I'm Gonna Make You Love Me

the Supremes


2005-04-18 MON.


この曲はもちろん the Supremes のナンバーとして知られておりますが、同時にここではそのオープニングからコーラス・パートに及ぶまで、その重要なキーは the Temptations が握っているということもみなさまご存知のことでございましょう。

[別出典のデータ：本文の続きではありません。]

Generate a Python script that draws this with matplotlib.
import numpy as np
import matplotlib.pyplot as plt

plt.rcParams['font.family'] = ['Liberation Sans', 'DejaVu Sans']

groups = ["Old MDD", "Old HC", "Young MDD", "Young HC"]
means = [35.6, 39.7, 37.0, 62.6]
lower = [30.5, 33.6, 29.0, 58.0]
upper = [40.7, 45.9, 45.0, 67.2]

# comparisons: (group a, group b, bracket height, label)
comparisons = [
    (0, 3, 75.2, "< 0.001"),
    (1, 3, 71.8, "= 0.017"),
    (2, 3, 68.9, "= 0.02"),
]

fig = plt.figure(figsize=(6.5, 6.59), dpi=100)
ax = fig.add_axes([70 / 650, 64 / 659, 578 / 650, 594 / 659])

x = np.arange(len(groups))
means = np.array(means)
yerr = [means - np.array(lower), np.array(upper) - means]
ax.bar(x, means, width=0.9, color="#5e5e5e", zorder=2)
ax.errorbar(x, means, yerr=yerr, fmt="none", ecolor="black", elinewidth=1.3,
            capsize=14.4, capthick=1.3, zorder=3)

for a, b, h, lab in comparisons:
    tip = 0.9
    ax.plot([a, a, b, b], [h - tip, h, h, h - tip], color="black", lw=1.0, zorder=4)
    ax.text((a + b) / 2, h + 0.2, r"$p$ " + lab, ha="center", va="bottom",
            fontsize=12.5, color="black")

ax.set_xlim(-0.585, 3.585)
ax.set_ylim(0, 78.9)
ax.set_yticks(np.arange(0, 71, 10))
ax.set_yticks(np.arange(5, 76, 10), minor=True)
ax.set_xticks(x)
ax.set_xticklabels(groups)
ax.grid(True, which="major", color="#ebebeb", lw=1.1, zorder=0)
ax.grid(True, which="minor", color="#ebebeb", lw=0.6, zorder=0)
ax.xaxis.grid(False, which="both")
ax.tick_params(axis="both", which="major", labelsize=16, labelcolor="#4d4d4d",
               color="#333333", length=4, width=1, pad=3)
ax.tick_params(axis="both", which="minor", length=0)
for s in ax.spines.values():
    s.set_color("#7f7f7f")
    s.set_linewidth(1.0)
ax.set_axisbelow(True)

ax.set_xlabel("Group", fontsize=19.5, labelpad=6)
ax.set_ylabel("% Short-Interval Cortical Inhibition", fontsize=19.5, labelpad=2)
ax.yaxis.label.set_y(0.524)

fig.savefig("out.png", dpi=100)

さて、ワタシにとっての Pre-Blues Years、それでも「なんとなく」黒人音楽に向かって行く契機となったのは以前採り上げました the Platters だったように思えるのですが、その系譜として the Ronettes の Be My Baby 、the Four Tops の I Can't Help Myself に It's the Same Old Song 、さらに Reach Out, I'll Be There そしてヒット連発の the Supremes という流れがあって、当初はどちらかというと「ヴォーカル」偏重でブラック・ミュージック(あ、ここらのポップ・コーラスなんぞ「ブラック・ミュージック」とは言えん!なんてケーベツするむきもあるようですが、ワタシにとっちゃ、あの「声質」そのものが「憧れの」ブラック・ミュージックだったワケでして、それがゴスペルのもつネイティヴな「血の熱さ」を持っていないからって「軽視」するのはサンセーできませんねえ)に親しんでいたものが、ストーンズによってギターと歌の結合、という別チャンネルが生まれ、それが黒人のヴォーカルと「スパークして」一気にブルースへ、というルートを辿ったもののようです。

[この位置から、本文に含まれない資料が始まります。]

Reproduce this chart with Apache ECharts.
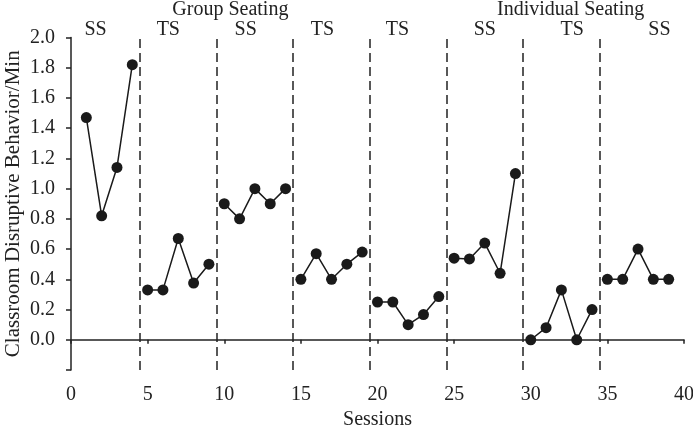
<!DOCTYPE html>
<html><head><meta charset="utf-8">
<script src="https://cdn.jsdelivr.net/npm/echarts@6/dist/echarts.min.js"></script>
<style>html,body{margin:0;padding:0;background:#fff}#c{width:693px;height:430px}</style>
</head><body><div id="c"></div>
<script>
const phaseSessions = [
  [1,2,3,4],[5,6,7,8,9],[10,11,12,13,14],[15,16,17,18,19],
  [20,21,22,23,24],[25,26,27,28,29],[30,31,32,33,34],[35,36,37,38,39]
];
const phaseValues = [
  [1.47,0.82,1.14,1.82],
  [0.33,0.33,0.67,0.375,0.5],
  [0.9,0.8,1.0,0.9,1.0],
  [0.40,0.57,0.40,0.50,0.58],
  [0.25,0.25,0.10,0.167,0.286],
  [0.54,0.535,0.64,0.44,1.10],
  [0.0,0.08,0.33,0.0,0.2],
  [0.40,0.40,0.60,0.40,0.40]
];
const phaseLines = [4.5,9.5,14.5,19.5,24.5,29.5,34.5];
const phaseNames = ['SS','TS','SS','TS','TS','SS','TS','SS'];
const phaseLabelX = [1.6,6.35,11.4,16.4,21.3,27.0,32.7,38.4];
const conditionNames = ['Group Seating','Individual Seating'];
const conditionLabelX = [10.4,32.6];
const yTitle = 'Classroom Disruptive Behavior/Min';

const FONT = '"Liberation Serif","DejaVu Serif",serif';
const chart = echarts.init(document.getElementById('c'));
const series = phaseSessions.map((s,i)=>({
  type:'line',
  data: s.map((x,j)=>[x, phaseValues[i][j]]),
  symbol:'circle', symbolSize:11,
  itemStyle:{color:'#1a1a1a'},
  lineStyle:{color:'#1a1a1a', width:1.5},
  animation:false,
  z:3
}));
series.push({
  type:'line', data:[], animation:false,
  markLine:{
    silent:true, symbol:['none','none'], label:{show:false},
    lineStyle:{color:'#222', width:1.5, type:[9,5]},
    data: phaseLines.map(v=>({xAxis:v}))
  }
});
chart.setOption({
  animation:false,
  grid:{left:71,right:9,top:37.5,bottom:60,outerBoundsMode:'none',containLabel:false},
  xAxis:{
    type:'value', min:0, max:40, interval:5,
    name:'Sessions', nameLocation:'middle', nameGap:38,
    nameTextStyle:{fontFamily:FONT,fontSize:20,color:'#222'},
    axisLine:{lineStyle:{color:'#222',width:1.5}},
    axisTick:{show:true,length:4,lineStyle:{color:'#222',width:1.5}},
    axisLabel:{fontFamily:FONT,fontSize:20,color:'#222',margin:15},
    splitLine:{show:false}
  },
  yAxis:{
    type:'value', min:-0.2, max:2.0, interval:0.2,
    axisLine:{show:true,lineStyle:{color:'#222',width:1.5}},
    axisTick:{show:true,length:5,lineStyle:{color:'#222',width:1.5}},
    axisLabel:{fontFamily:FONT,fontSize:20,color:'#222',margin:16,
      formatter:v=> v < -0.05 ? '' : (Math.abs(v)<1e-9?0:v).toFixed(1)},
    splitLine:{show:false}
  },
  series
});
const g = [];
phaseNames.forEach((n,i)=>{
  const p = chart.convertToPixel({gridIndex:0},[phaseLabelX[i],0]);
  g.push({type:'text',x:p[0],y:30,style:{text:n,font:'20px '+FONT,fill:'#222',align:'center',verticalAlign:'middle'}});
});
conditionNames.forEach((n,i)=>{
  const p = chart.convertToPixel({gridIndex:0},[conditionLabelX[i],0]);
  g.push({type:'text',x:p[0],y:10,style:{text:n,font:'20px '+FONT,fill:'#222',align:'center',verticalAlign:'middle'}});
});
const yTop = chart.convertToPixel({gridIndex:0},[0,2.0])[1];
const yBot = chart.convertToPixel({gridIndex:0},[0,-0.2])[1];
g.push({type:'text',x:13,y:(yTop+yBot)/2,rotation:Math.PI/2,
  style:{text:yTitle,font:'21px '+FONT,fill:'#222',align:'center',verticalAlign:'middle'}});
chart.setOption({graphic:g});
</script></body></html>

そんなブルース以前の時代にあって、まず気に入ったのは、特に女性コーラス・グループのリード・ヴォーカリストの「声」そのものでした。
もちろん Be My Baby という曲自体も実によく出来ていましたが、それにしてもあの Ronnie Bennett(本名 Veronica Bennett。1943 年 8 月10日生まれ。1944 年 7 月22日生まれの妹 Estell、そして 1947 年 1 月27日生まれのいとこ、Nedra Tally の三人で 1959 年に結成した the Darling Sisters は Apollo Theater でのアマチュアのコンテストで優勝し、それが契機となって 1961 年から本格的な歌のトレーニングを開始し、Peppermint Lounge でデビュー。そして Colpix レーベルからファースト・シングル I Want a Boy を Ronnie & the Relatives 名義でリリースしています。
そこそこのローカル・ヒットにはなっていたようですが、彼女たちのブレイクはフィル・スペクターと出逢ってからのことで、まず自身のレーベル Philles に所属させ、まずヴィジュアルでも、高く盛り上げたヘア・スタイル、どぎついくらいのアイ・ライン、そしてタイト・スカートという演出を導入しました。そうやって用意された Philles レーベルからの第一弾が Be My Baby だったのです)
の声!
ホントに「卑怯(?)」です!

同じように Diana Ross の声もまた( Ronnie Bennett ほどじゃあないけど)実にキュートで、適度にふてぶてしく(?)魅力的ではありましたが、そんなときに、いつもの Wooh wooh というコーラスに乗って Diana Ross の声が聞けるものと思って待っていたら聞こえてきたのが、この Dennis Edwards の

I'm gonna do all the things for you a girl wants a man to do
Oh Baby

と歌う、あくまでも滑らかな声でした。
いやあその時のショックと言ったら!
なんという声!
モチロン後からそれを追って Diana Ross の歌も入ってくるのですが、このときほど彼女の声が色褪せて聞こえたことってありませんでしたねえ。

そりゃ 1965 年の大ヒット(ま、ある意味、この曲はただの「大ヒット」なんて表現じゃ足りないくらいの「大、大、大ヒット」あるいは「超大ヒット」くらい言わないと足りないくらいのヒットなんですが) My Girl でこの the Temptations の存在は知っていましたが、この 1968 年の I'm Gonna Make You Love Me の出だしであらためてその実力(?)を思い知らされたものでございます。

ま、ここでショックを受けたからって、なんだ Diana Ross たいしたことないじゃん、なんてことにはならず、今でも the Supremes 時代のナンバー(ベストはねえ、意外かもしんないけど I'm Livin' in Shame ─邦題「スラムの鳩」!)は好きでございますよ。
ああ、でもブルースにのめりこんでからというもの、ずいぶん長いことこの手のヴォーカル・グループを聴かなくなってた時期がありましたねえ。

それが、フとワゴン・セールで懐かしい the Platters を買ってから、時々死蔵されてたそんなソースを引っ張り出してきて聴いたりしております。
でも、どっちかってえと、そゆノスタルジックな方向って、あまし調べると( Biography とかね)なんかイメージが変わってきたりするんで、誤解は誤解のまま(??)にしとこうか?なんて気もいたしております。

とゆーワケで Ronnie Bennett はちと引っかかりましたが Diana Ross も Dennis Edwards もほったらかし。